RECORD LIST
Start
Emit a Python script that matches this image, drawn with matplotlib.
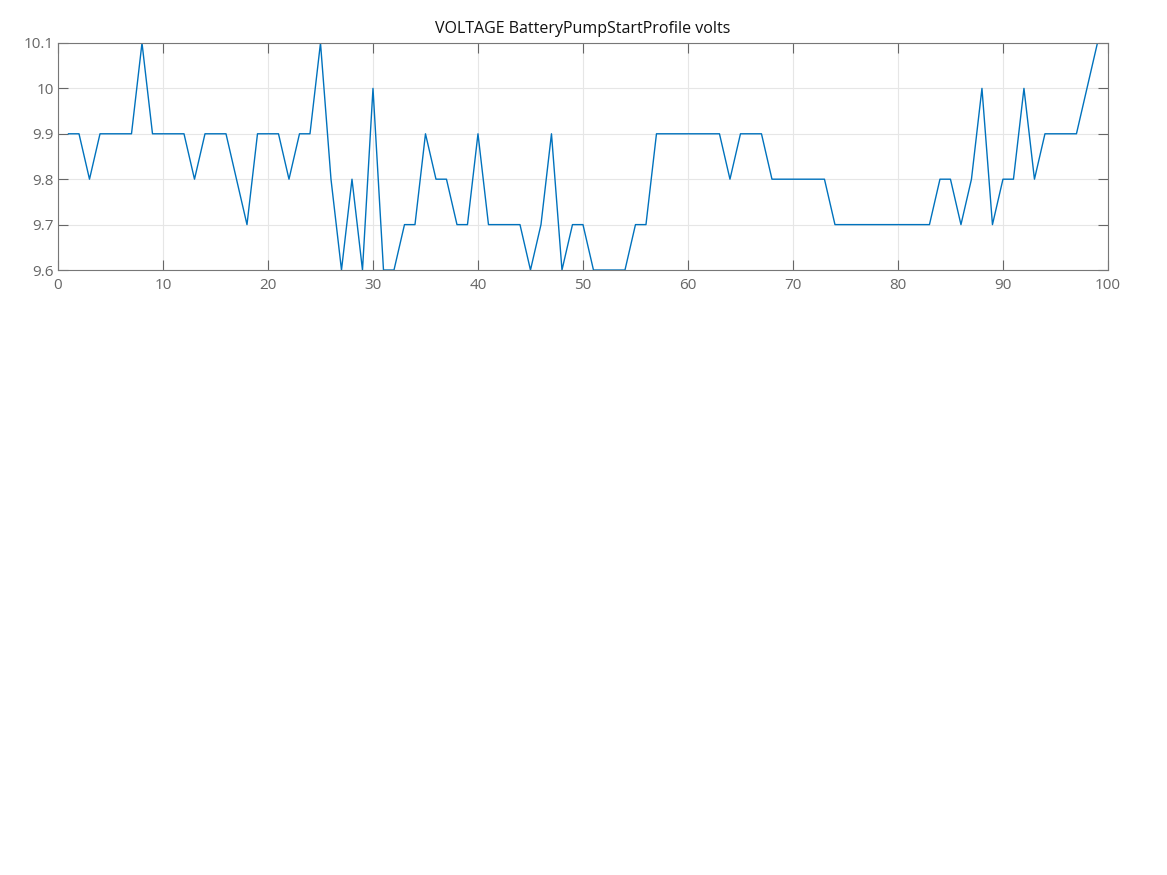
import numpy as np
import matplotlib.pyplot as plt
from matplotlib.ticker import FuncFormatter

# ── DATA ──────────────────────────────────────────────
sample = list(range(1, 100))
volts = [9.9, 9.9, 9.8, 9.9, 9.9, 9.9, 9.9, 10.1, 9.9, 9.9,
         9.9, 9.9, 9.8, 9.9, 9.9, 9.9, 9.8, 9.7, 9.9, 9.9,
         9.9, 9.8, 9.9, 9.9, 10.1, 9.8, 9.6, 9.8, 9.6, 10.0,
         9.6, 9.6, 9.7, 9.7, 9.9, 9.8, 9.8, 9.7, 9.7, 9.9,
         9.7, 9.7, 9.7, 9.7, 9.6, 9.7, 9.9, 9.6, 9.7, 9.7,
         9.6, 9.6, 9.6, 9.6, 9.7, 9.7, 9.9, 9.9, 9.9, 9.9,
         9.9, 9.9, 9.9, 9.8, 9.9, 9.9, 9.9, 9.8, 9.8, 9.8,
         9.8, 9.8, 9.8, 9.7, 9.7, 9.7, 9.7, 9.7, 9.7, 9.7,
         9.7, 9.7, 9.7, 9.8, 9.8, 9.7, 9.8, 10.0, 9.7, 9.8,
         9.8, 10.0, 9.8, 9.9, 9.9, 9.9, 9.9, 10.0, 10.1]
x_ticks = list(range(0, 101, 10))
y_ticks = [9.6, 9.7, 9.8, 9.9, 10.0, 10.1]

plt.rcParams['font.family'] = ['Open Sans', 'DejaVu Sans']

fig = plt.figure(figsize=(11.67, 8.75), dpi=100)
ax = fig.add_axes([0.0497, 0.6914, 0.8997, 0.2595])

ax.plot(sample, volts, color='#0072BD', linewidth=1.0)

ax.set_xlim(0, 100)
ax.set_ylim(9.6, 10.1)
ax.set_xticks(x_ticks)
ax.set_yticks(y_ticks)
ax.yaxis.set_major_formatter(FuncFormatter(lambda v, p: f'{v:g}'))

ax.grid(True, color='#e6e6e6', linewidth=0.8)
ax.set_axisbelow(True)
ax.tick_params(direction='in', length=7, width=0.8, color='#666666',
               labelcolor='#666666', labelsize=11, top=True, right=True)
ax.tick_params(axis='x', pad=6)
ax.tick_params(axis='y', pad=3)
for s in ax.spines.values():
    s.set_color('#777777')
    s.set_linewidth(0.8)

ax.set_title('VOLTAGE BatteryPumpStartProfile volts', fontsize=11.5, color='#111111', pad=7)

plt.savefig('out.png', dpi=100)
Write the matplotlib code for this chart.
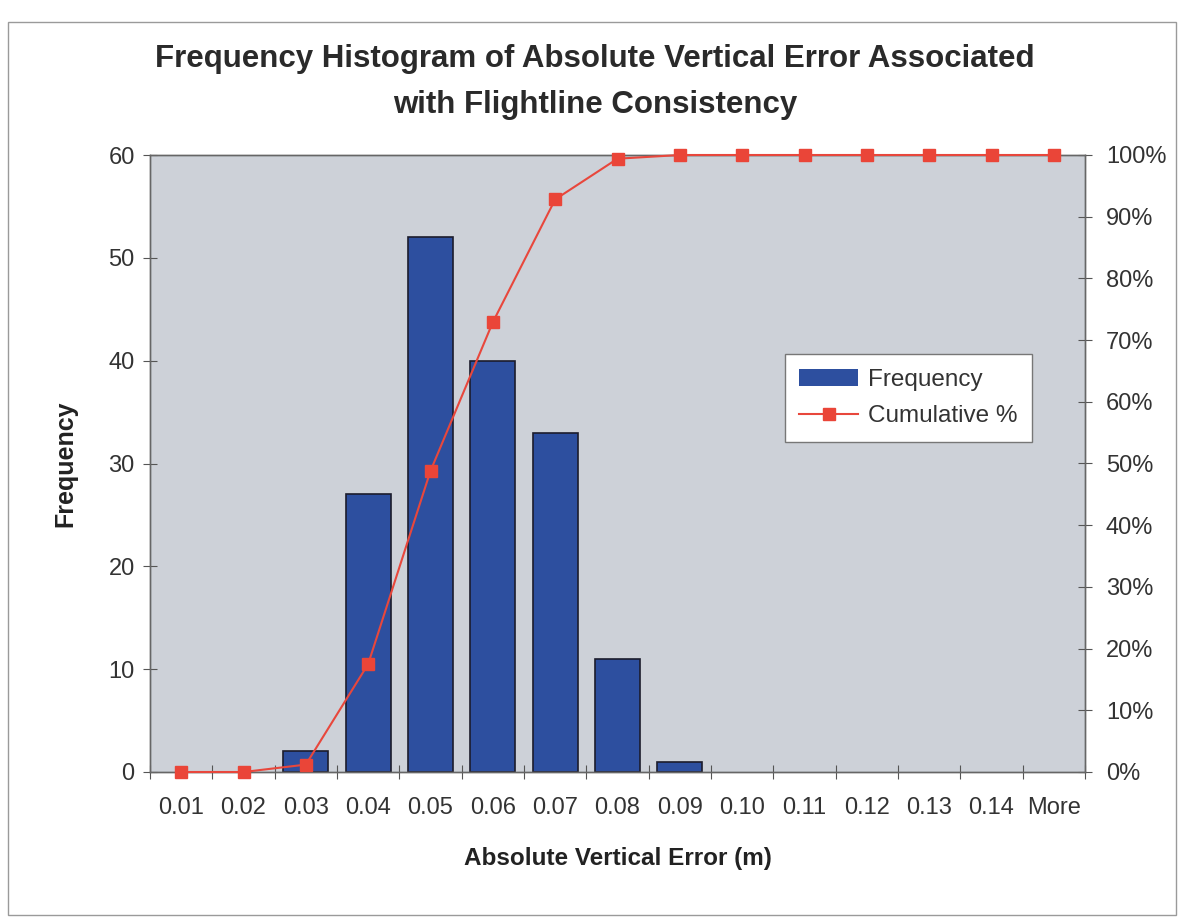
End
TASK GOAL
The lines from the top of the data above through the one holding "fontsize=11.5, color='#111111', pad=7)" are to be repeated exactly, and only those, with no pictures.

RESULT BELOW
Emit a Python script that matches this image, drawn with matplotlib.
import numpy as np
import matplotlib.pyplot as plt
from matplotlib.ticker import FuncFormatter

# ── DATA ──────────────────────────────────────────────
sample = list(range(1, 100))
volts = [9.9, 9.9, 9.8, 9.9, 9.9, 9.9, 9.9, 10.1, 9.9, 9.9,
         9.9, 9.9, 9.8, 9.9, 9.9, 9.9, 9.8, 9.7, 9.9, 9.9,
         9.9, 9.8, 9.9, 9.9, 10.1, 9.8, 9.6, 9.8, 9.6, 10.0,
         9.6, 9.6, 9.7, 9.7, 9.9, 9.8, 9.8, 9.7, 9.7, 9.9,
         9.7, 9.7, 9.7, 9.7, 9.6, 9.7, 9.9, 9.6, 9.7, 9.7,
         9.6, 9.6, 9.6, 9.6, 9.7, 9.7, 9.9, 9.9, 9.9, 9.9,
         9.9, 9.9, 9.9, 9.8, 9.9, 9.9, 9.9, 9.8, 9.8, 9.8,
         9.8, 9.8, 9.8, 9.7, 9.7, 9.7, 9.7, 9.7, 9.7, 9.7,
         9.7, 9.7, 9.7, 9.8, 9.8, 9.7, 9.8, 10.0, 9.7, 9.8,
         9.8, 10.0, 9.8, 9.9, 9.9, 9.9, 9.9, 10.0, 10.1]
x_ticks = list(range(0, 101, 10))
y_ticks = [9.6, 9.7, 9.8, 9.9, 10.0, 10.1]

plt.rcParams['font.family'] = ['Open Sans', 'DejaVu Sans']

fig = plt.figure(figsize=(11.67, 8.75), dpi=100)
ax = fig.add_axes([0.0497, 0.6914, 0.8997, 0.2595])

ax.plot(sample, volts, color='#0072BD', linewidth=1.0)

ax.set_xlim(0, 100)
ax.set_ylim(9.6, 10.1)
ax.set_xticks(x_ticks)
ax.set_yticks(y_ticks)
ax.yaxis.set_major_formatter(FuncFormatter(lambda v, p: f'{v:g}'))

ax.grid(True, color='#e6e6e6', linewidth=0.8)
ax.set_axisbelow(True)
ax.tick_params(direction='in', length=7, width=0.8, color='#666666',
               labelcolor='#666666', labelsize=11, top=True, right=True)
ax.tick_params(axis='x', pad=6)
ax.tick_params(axis='y', pad=3)
for s in ax.spines.values():
    s.set_color('#777777')
    s.set_linewidth(0.8)

ax.set_title('VOLTAGE BatteryPumpStartProfile volts', fontsize=11.5, color='#111111', pad=7)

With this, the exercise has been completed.